Second, there are demagogic words, by which I mean words that are used in a manipulative way by people in positions of influence to play on a particular group’s fears or prejudices in order to incite greater fear or to arouse anger. Some politicians are guilty of using such words and some radio and television talking heads are notorious in their use of them. Perhaps most unfortunately, some preachers are prone to such verbal shenanigans as well.

We live in a society in which freedom of speech is not only a cherished value but a constitutionally guaranteed one. Moreover, I do not doubt that many people who use what I would regard as inflammatory language in fact hold strong convictions and their passion comes out in their language.

Nonetheless, too often a politician panders to her or his base through the use of such statements and too often the talking heads rile people up for the sake of ego and ratings rather than for the sake of making a meaningful contribution to the discussion and too often preachers confuse their cultural assumptions and their own fears with the biblical message and crave the affirmation that comes from having the congregation respond enthusiastically to having their biases confirmed from the pulpit.

Such demagogic words are firewords because of the power they have to singe or even to scorch the lives of those against whom they are targeted, both in the sense of those who are being attacked and those who are being affirmed.

Not all firewords are harmful though because not all fires are harmful; a fire properly used offers heat and light rather than destruction. What are some categories of helpful firewords?

First, there are constructive words, by which I mean words that are used to build another person up. Positive words spoken consistently make a positive difference. In a recent sermon on the family, I said, “None of you probably has the world’s greatest spouse (because I do!) but, based on the things that you say to your spouses, they should think that they are.” It is hard to overstate how important it is that parents build up their children in the ways they talk to them just as it hard to overstate how vital it is that we encourage each other in the church or in the neighborhood or in the workplace.

Constructive words spoken sincerely and consistently can kindle life-affirming and even life-giving fire in others.

Second, there are prophetic words, by which I mean words that challenge the status quo in ways that properly align with the Word of God as it is revealed in the Bible and as it is fulfilled in Jesus Christ, the Word incarnate. Prophetic words as they are presented in the Bible might be negative or they might be positive but they are always intended accurately to bring the Word of God to bear in a particular historical circumstance for the sake of affecting that circumstance.

Not all challenging words, though, not even those spoken from Christian pulpits, are prophetic, because they can be based in the preacher’s biases or fears or assumptions rather than in the Word of God.

Prophetic preaching is hard work—work that requires careful reading of the Bible, careful reading of the situation, and careful listening to the Spirit in prayer. Sometimes, after such hard work, the preacher’s conclusion is that the hard and challenging word must be spoken. Such a word, when it is presented with the motivation of helping God’s people and out of a heart brimming with the love and grace of Jesus Christ, is a positive thing.
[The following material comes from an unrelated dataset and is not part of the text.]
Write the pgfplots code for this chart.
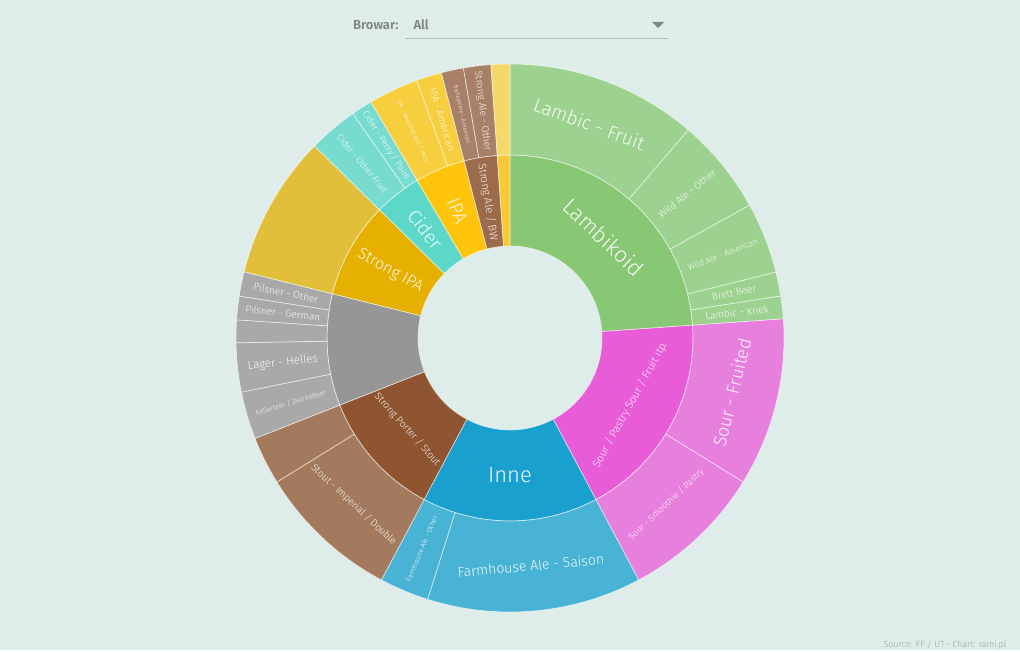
\documentclass[border=0pt]{standalone}
\usepackage{fontspec}
\setmainfont{Fira Sans}[UprightFont={* Light}, BoldFont={* SemiBold}]
\usepackage{pgfplots}
\pgfplotsset{compat=1.18}
\definecolor{bg}{HTML}{DFEDEA}
\definecolor{hdr}{HTML}{7F8583}
% inner ring colours
\definecolor{cLam}{HTML}{88C874}
\definecolor{cSour}{HTML}{E85CD8}
\definecolor{cInne}{HTML}{1AA0CF}
\definecolor{cPort}{HTML}{8E5530}
\definecolor{cLag}{HTML}{969696}
\definecolor{cSIPA}{HTML}{E6B000}
\definecolor{cCid}{HTML}{5DD8C8}
\definecolor{cIPA}{HTML}{FFC40C}
\definecolor{cSAle}{HTML}{9B6B4C}
\definecolor{cOth}{HTML}{F9C935}
% outer ring colours
\definecolor{oLam}{HTML}{9DD18F}
\definecolor{oSour}{HTML}{E77FDD}
\definecolor{oInne}{HTML}{49B3D6}
\definecolor{oPort}{HTML}{A47A5E}
\definecolor{oLag}{HTML}{A8A9A8}
\definecolor{oSIPA}{HTML}{E2BF3A}
\definecolor{oCid}{HTML}{78DBCF}
\definecolor{oIPA}{HTML}{F7CE3E}
\definecolor{oSAle}{HTML}{A88067}
\definecolor{oOth}{HTML}{F5D86A}
% #1 start angle (clockwise from top), #2 end angle, #3 inner r, #4 outer r,
% #5 colour, #6 label, #7 font size, #8 orientation offset (0 radial, -90 tangential)
\newcommand{\segimpl}[8]{%
  \pgfmathsetmacro{\aA}{90-#1}%
  \pgfmathsetmacro{\aB}{90-#2}%
  \pgfmathsetmacro{\aM}{90-(#1+#2)/2}%
  \pgfmathsetmacro{\rM}{(#3+#4)/2}%
  \pgfmathsetmacro{\rot}{mod(\aM+#8+810,180)-90}%
  \begin{scope}[shift={(axis cs:510,312)}]
  \fill[#5, draw=white, draw opacity=0.6, line width=0.7bp]
    (\aA:#4bp) arc[start angle=\aA, end angle=\aB, radius=#4bp]
    -- (\aB:#3bp) arc[start angle=\aB, end angle=\aA, radius=#3bp] -- cycle;
  \node[text=white, text opacity=0.92, rotate=\rot, inner sep=0pt,
        font=\fontsize{#7bp}{#7bp}\selectfont] at (\aM:\rM bp) {#6};
  \end{scope}}
\newcommand{\seg}[8]{\pgfplotsextra{\segimpl{#1}{#2}{#3}{#4}{#5}{#6}{#7}{#8}}}
\begin{document}
\begin{tikzpicture}
\begin{axis}[x=1bp, y=1bp, xmin=0, xmax=1020, ymin=0, ymax=650,
  scale only axis, hide axis, clip=false]
\pgfplotsextra{\fill[bg] (axis cs:0,0) rectangle (axis cs:1020,650);}
% ---- inner ring (r 92 -> 183)
\seg{0}{86}{92}{183}{cLam}{Lambikoid}{22}{-90}
\seg{86}{152}{92}{183}{cSour}{Sour / Pastry Sour / Fruit itp.}{11}{-90}
\seg{152}{208}{92}{183}{cInne}{Inne}{22}{-90}
\seg{208}{248.5}{92}{183}{cPort}{Strong Porter / Stout}{10}{-90}
\seg{248.5}{284}{92}{183}{cLag}{}{10}{0}
\seg{284}{314.5}{92}{183}{cSIPA}{Strong IPA}{16}{0}
\seg{314.5}{329.5}{92}{183}{cCid}{Cider}{19}{0}
\seg{329.5}{345.5}{92}{183}{cIPA}{IPA}{19}{0}
\seg{345.5}{356}{92}{183}{cSAle}{Strong Ale / BW}{11}{0}
\seg{356}{360}{92}{183}{cOth}{}{10}{0}
% ---- outer ring (r 183 -> 274)
\seg{0}{40.6}{183}{274}{oLam}{Lambic - Fruit}{19}{-90}
\seg{40.6}{61}{183}{274}{oLam}{Wild Ale - Other}{10}{0}
\seg{61}{76.1}{183}{274}{oLam}{Wild Ale - American}{8.5}{0}
\seg{76.1}{81.2}{183}{274}{oLam}{Brett Beer}{10}{0}
\seg{81.2}{86}{183}{274}{oLam}{Lambic - Kriek}{10}{0}
\seg{86}{121.7}{183}{274}{oSour}{Sour - Fruited}{18}{-90}
\seg{121.7}{152}{183}{274}{oSour}{Sour - Smoothie / Pastry}{9}{-90}
\seg{152}{197.5}{183}{274}{oInne}{Farmhouse Ale - Saison}{14}{-90}
\seg{197.5}{208}{183}{274}{oInne}{Farmhouse Ale - Other}{7}{0}
\seg{208}{238.3}{183}{274}{oPort}{Stout - Imperial / Double}{10}{-90}
\seg{238.3}{248.5}{183}{274}{oPort}{}{10}{0}
\seg{248.5}{258.6}{183}{274}{oLag}{Kellerbier / Zwickelbier}{7}{0}
\seg{258.6}{269}{183}{274}{oLag}{Lager - Helles}{11.5}{0}
\seg{269}{273.8}{183}{274}{oLag}{}{10}{0}
\seg{273.8}{278.8}{183}{274}{oLag}{Pilsner - German}{10}{0}
\seg{278.8}{284}{183}{274}{oLag}{Pilsner - Other}{10}{0}
\seg{284}{314.5}{183}{274}{oSIPA}{}{10}{0}
\seg{314.5}{325}{183}{274}{oCid}{Cider - Other Fruit}{9}{0}
\seg{325}{329.5}{183}{274}{oCid}{Cider - Perry / Poiré}{9}{0}
\seg{329.5}{340.1}{183}{274}{oIPA}{IPA - New England / Hazy}{6}{0}
\seg{340.1}{345.5}{183}{274}{oIPA}{IPA - American}{10}{0}
\seg{345.5}{350.2}{183}{274}{oSAle}{Barleywine - American}{6}{0}
\seg{350.2}{356}{183}{274}{oSAle}{Strong Ale - Other}{10}{0}
\seg{356}{360}{183}{274}{oOth}{}{10}{0}
% ---- header and source
\pgfplotsextra{
\node[anchor=east, text=hdr, font=\fontsize{13bp}{13bp}\selectfont\bfseries] at (axis cs:402,625) {Browar:};
\node[anchor=west, text=hdr, font=\fontsize{13bp}{13bp}\selectfont\bfseries] at (axis cs:410,625) {All};
\draw[color=hdr!45!bg, line width=0.8bp] (axis cs:405,612) -- (axis cs:668,612);
\fill[hdr] (axis cs:652,628) -- (axis cs:664,628) -- (axis cs:658,622) -- cycle;
\node[anchor=east, text=hdr!70!bg, font=\fontsize{9bp}{9bp}\selectfont] at (axis cs:1010,5) {Source: FF / UT • Chart: rami.pl};
}
\end{axis}
\end{tikzpicture}
\end{document}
Prophetic words spoken carefully and humbly can kindle church and community-changing fires.

Third, there are gospel words, by which I mean words that proclaim the good news of the life, teachings, ministry, crucifixion, and resurrection of the Lord Jesus Christ. Such words may be prophetic or they may be pastoral but the main things about them are that they accurately reflect who Jesus is and what he did and that they come out of a life that is doing its best, by the grace and Spirit of God, to walk humbly with Jesus.

Such words, whether they are challenging or comforting, will be covered up with grace, love, and mercy, just as Jesus Christ was. Such words will be motivated by and will inspire a servant and sacrificial spirit, just as Jesus Christ was.

Our imaginations can hardly contain the possibilities of what kinds of fires might be kindled if we preachers—if all Christians—could and would live and speak the firewords of the good news of Jesus Christ.